Kinetic Simulation of the Electron-Cyclotron Maser Instability: Relaxation of Electron Horseshoe Distributions

Abstract

The electron-cyclotron maser instability (ECMI) is responsible for generation of the planetary auroral radio emissions. Most likely, the same mechanism produces radio bursts from ultracool dwarfs. We investigate amplification of plasma waves by the horseshoe-like electron distribution (similar to those observed in the terrestrial magnetosphere) as well as relaxation of this distribution due to the ECMI. We aim to determine parameters of the generated plasma waves, timescales of the relaxation process, and the conversion efficiency of the particle energy into waves. We have developed a kinetic relativistic quasi-linear 2D code for simulating the coevolution of an electron distribution and the high-frequency plasma waves. The code includes the processes of wave growth and particle diffusion which are assumed to be much faster than other processes (particle injection, etc.). A number of simulations have been performed for different parameter sets which seem to be typical for the magnetospheres of ultracool dwarfs (in particular, the plasma frequency is much less than the cyclotron one). The calculations have shown that the fundamental extraordinary mode dominates strongly. The generated waves have the frequency slightly below the electron cyclotron frequency and propagate across the magnetic field. The final intensities of other modes are negligible.
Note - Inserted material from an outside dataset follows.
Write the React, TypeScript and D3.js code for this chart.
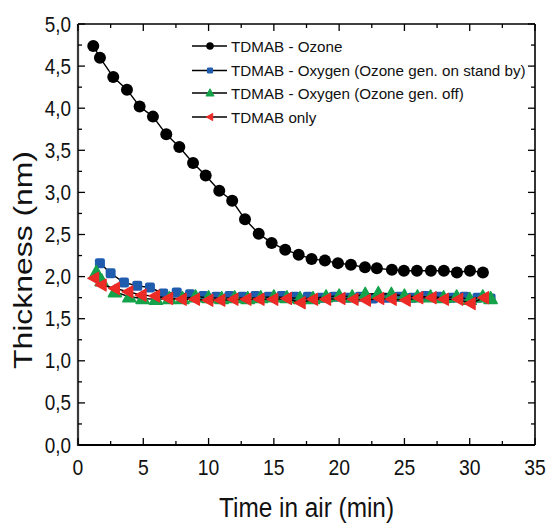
import React from "react";
import * as d3 from "d3";

// Time in air (min) and film thickness (nm) for each treatment
const ozoneTime = [1.17, 1.68, 2.7, 3.75, 4.72, 5.74, 6.76, 7.76, 8.81, 9.78, 10.82, 11.81, 12.79, 13.84, 14.83, 15.87, 16.9, 17.89, 18.91, 19.91, 20.9, 21.98, 22.89, 24.04, 24.96, 25.96, 27.03, 28.02, 29.02, 30.02, 31.01];
const ozoneThickness = [4.74, 4.6, 4.37, 4.22, 4.02, 3.9, 3.69, 3.54, 3.35, 3.2, 3.02, 2.9, 2.68, 2.51, 2.4, 2.32, 2.26, 2.21, 2.19, 2.16, 2.14, 2.11, 2.1, 2.08, 2.07, 2.07, 2.07, 2.07, 2.05, 2.07, 2.05];

const standbyTime = [1.68, 2.5, 3.52, 4.54, 5.51, 6.53, 7.56, 8.58, 9.6, 10.6, 11.6, 12.6, 13.6, 14.6, 15.6, 16.6, 17.6, 18.6, 19.6, 20.6, 21.6, 22.6, 23.6, 24.6, 25.6, 26.6, 27.6, 28.6, 29.6, 30.6, 31.6];
const standbyThickness = [2.16, 2.04, 1.93, 1.89, 1.87, 1.8, 1.81, 1.79, 1.77, 1.76, 1.77, 1.76, 1.77, 1.76, 1.77, 1.76, 1.76, 1.75, 1.76, 1.75, 1.76, 1.74, 1.75, 1.76, 1.75, 1.77, 1.76, 1.75, 1.76, 1.75, 1.74];

const offTime = [1.4, 1.81, 2.83, 3.93, 4.95, 5.97, 7.0, 8.0, 9.0, 10.0, 11.0, 12.0, 13.0, 14.0, 15.0, 16.0, 17.0, 18.0, 19.0, 20.0, 21.0, 22.0, 23.0, 24.0, 25.0, 26.0, 27.0, 28.0, 29.0, 30.0, 31.0, 31.6];
const offThickness = [2.05, 1.95, 1.82, 1.76, 1.74, 1.73, 1.74, 1.74, 1.76, 1.75, 1.74, 1.75, 1.74, 1.75, 1.76, 1.75, 1.74, 1.74, 1.76, 1.77, 1.76, 1.79, 1.8, 1.79, 1.77, 1.76, 1.76, 1.75, 1.76, 1.73, 1.76, 1.74];

const onlyTime = [1.23, 1.81, 2.83, 3.85, 4.87, 5.9, 6.9, 7.94, 8.96, 9.98, 10.9, 11.9, 12.9, 13.9, 14.95, 16.0, 17.05, 18.0, 19.0, 20.1, 21.1, 22.05, 23.07, 24.02, 25.1, 26.06, 27.08, 28.02, 29.12, 30.07, 31.09];
const onlyThickness = [1.98, 1.9, 1.86, 1.82, 1.78, 1.77, 1.74, 1.73, 1.73, 1.72, 1.72, 1.73, 1.73, 1.73, 1.73, 1.74, 1.69, 1.73, 1.73, 1.74, 1.73, 1.72, 1.74, 1.73, 1.72, 1.75, 1.75, 1.73, 1.73, 1.68, 1.75];

const seriesNames = [
  "TDMAB - Ozone",
  "TDMAB - Oxygen (Ozone gen. on stand by)",
  "TDMAB - Oxygen (Ozone gen. off)",
  "TDMAB only",
];

const xMajorTicks = [0, 5, 10, 15, 20, 25, 30, 35];
const yMajorTicks = [0, 0.5, 1, 1.5, 2, 2.5, 3, 3.5, 4, 4.5, 5];

const W = 546;
const H = 525;
const M = { left: 78, right: 535, top: 24, bottom: 445 };
const FONT = "'Liberation Sans', Arial, Helvetica, sans-serif";

type Shape = "circle" | "square" | "up" | "left";

function Marker({ shape, x, y, color }: { shape: Shape; x: number; y: number; color: string }) {
  if (shape === "circle") return <circle cx={x} cy={y} r={6} fill={color} />;
  if (shape === "square")
    return <rect x={x - 5} y={y - 5} width={10} height={10} rx={2.2} fill={color} />;
  if (shape === "up") {
    const s = 6.6;
    return (
      <path
        d={`M${x},${y - s * 1.05}L${x + s},${y + s * 0.75}L${x - s},${y + s * 0.75}Z`}
        fill={color}
        stroke={color}
        strokeWidth={1.4}
        strokeLinejoin="round"
      />
    );
  }
  const s = 6;
  return (
    <path
      d={`M${x - s * 1.05},${y}L${x + s * 0.75},${y - s}L${x + s * 0.75},${y + s}Z`}
      fill={color}
      stroke={color}
      strokeWidth={1.2}
      strokeLinejoin="round"
    />
  );
}

export default function App() {
  const x = d3.scaleLinear().domain([0, 35]).range([M.left, M.right]);
  const y = d3.scaleLinear().domain([0, 5]).range([M.bottom, M.top]);

  const series = [
    { name: seriesNames[0], xs: ozoneTime, ys: ozoneThickness, color: "#000000", shape: "circle" as Shape },
    { name: seriesNames[1], xs: standbyTime, ys: standbyThickness, color: "#1f5cae", shape: "square" as Shape },
    { name: seriesNames[2], xs: offTime, ys: offThickness, color: "#14a24a", shape: "up" as Shape },
    { name: seriesNames[3], xs: onlyTime, ys: onlyThickness, color: "#ec2a26", shape: "left" as Shape },
  ];

  const line = d3
    .line<[number, number]>()
    .x((d) => x(d[0]))
    .y((d) => y(d[1]));

  const xMinor = d3.range(0, 35.01, 2.5).filter((v) => !xMajorTicks.includes(v));
  const yMinor = d3.range(0, 5.01, 0.25).filter((v) => !yMajorTicks.some((t) => Math.abs(t - v) < 1e-6));
  const fmt = (v: number) => v.toFixed(1).replace(".", ",");

  const legendX0 = 192;
  const legendX1 = 227;
  const legendYs = [46, 70.5, 93, 117];

  return (
    <svg width={W} height={H} style={{ position: "absolute", left: 0, top: 0, background: "#fff" }}>
      {/* frame */}
      <line x1={M.left} x2={M.right} y1={M.top} y2={M.top} stroke="#000" strokeWidth={1.6} />
      <line x1={M.right} x2={M.right} y1={M.top} y2={M.bottom} stroke="#000" strokeWidth={1.6} />
      <line x1={M.left} x2={M.right} y1={M.bottom} y2={M.bottom} stroke="#000" strokeWidth={2} />
      <line x1={M.left} x2={M.left} y1={M.top} y2={M.bottom + 1} stroke="#3a3a3a" strokeWidth={2.2} />

      {/* bottom/top ticks, pointing inward */}
      {xMajorTicks.map((t) => (
        <g key={"xt" + t}>
          <line x1={x(t)} x2={x(t)} y1={M.bottom} y2={M.bottom - 7} stroke="#000" strokeWidth={1.3} />
          <line x1={x(t)} x2={x(t)} y1={M.top} y2={M.top + 7} stroke="#000" strokeWidth={1.3} />
        </g>
      ))}
      {xMinor.map((t) => (
        <g key={"xm" + t}>
          <line x1={x(t)} x2={x(t)} y1={M.bottom} y2={M.bottom - 4} stroke="#000" strokeWidth={1.3} />
          <line x1={x(t)} x2={x(t)} y1={M.top} y2={M.top + 4} stroke="#000" strokeWidth={1.3} />
        </g>
      ))}
      {/* left/right ticks, pointing inward */}
      {yMajorTicks.map((t) => (
        <g key={"yt" + t}>
          <line x1={M.left} x2={M.left + 7} y1={y(t)} y2={y(t)} stroke="#000" strokeWidth={1.3} />
          <line x1={M.right} x2={M.right - 7} y1={y(t)} y2={y(t)} stroke="#000" strokeWidth={1.3} />
        </g>
      ))}
      {yMinor.map((t) => (
        <g key={"ym" + t}>
          <line x1={M.left} x2={M.left + 4} y1={y(t)} y2={y(t)} stroke="#000" strokeWidth={1.3} />
          <line x1={M.right} x2={M.right - 4} y1={y(t)} y2={y(t)} stroke="#000" strokeWidth={1.3} />
        </g>
      ))}

      {/* tick labels, in a slightly condensed face */}
      {xMajorTicks.map((t) => (
        <text
          key={"xl" + t}
          transform={`translate(${x(t)},475) scale(0.88,1)`}
          textAnchor="middle"
          fontFamily={FONT}
          fontSize={22}
          fill="#111"
        >
          {t}
        </text>
      ))}
      {yMajorTicks.map((t) => (
        <text
          key={"yl" + t}
          transform={`translate(71,${y(t) + 7.5}) scale(0.88,1)`}
          textAnchor="end"
          fontFamily={FONT}
          fontSize={21.5}
          fill="#111"
        >
          {fmt(t)}
        </text>
      ))}

      {/* axis titles */}
      <text
        x={(M.left + M.right) / 2}
        y={517}
        textAnchor="middle"
        fontFamily={FONT}
        fontSize={27}
        textLength={175}
        lengthAdjust="spacingAndGlyphs"
        fill="#111"
      >
        Time in air (min)
      </text>
      <text
        transform={`translate(32,${(150 + 370) / 2}) rotate(-90)`}
        textAnchor="middle"
        fontFamily={FONT}
        fontSize={25}
        textLength={218}
        lengthAdjust="spacingAndGlyphs"
        fill="#111"
      >
        Thickness (nm)
      </text>

      {/* series */}
      {series.map((s) => {
        const pts: [number, number][] = s.xs.map((v, i) => [v, s.ys[i]]);
        return (
          <g key={s.name}>
            <path d={line(pts) ?? ""} fill="none" stroke="#000" strokeWidth={1.4} />
            {pts.map((p, i) => (
              <Marker key={i} shape={s.shape} x={x(p[0])} y={y(p[1])} color={s.color} />
            ))}
          </g>
        );
      })}

      {/* legend */}
      {series.map((s, i) => (
        <g key={"lg" + s.name}>
          <line x1={legendX0} x2={legendX1} y1={legendYs[i]} y2={legendYs[i]} stroke="#000" strokeWidth={1.6} />
          <g transform={`translate(${(legendX0 + legendX1) / 2 + 0.5},${legendYs[i]}) scale(0.62)`}>
            <Marker shape={s.shape} x={0} y={0} color={s.color} />
          </g>
          <text x={231} y={legendYs[i] + 5.5} fontFamily={FONT} fontSize={15.2} fill="#111">
            {s.name}
          </text>
        </g>
      ))}
    </svg>
  );
}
The conversion efficiency of the electron energy into the extraordinary waves is typically around 10%. Complete relaxation of the unstable electron distribution takes much less than a second. Energy efficiency of the ECMI is more than sufficient to provide the observed intensity of radio emission from ultracool dwarfs. On the other hand, the observed light curves of the emission are not related to the properties of this instability and reflect, most likely, dynamics of the electron acceleration process and/or geometry of the radiation source.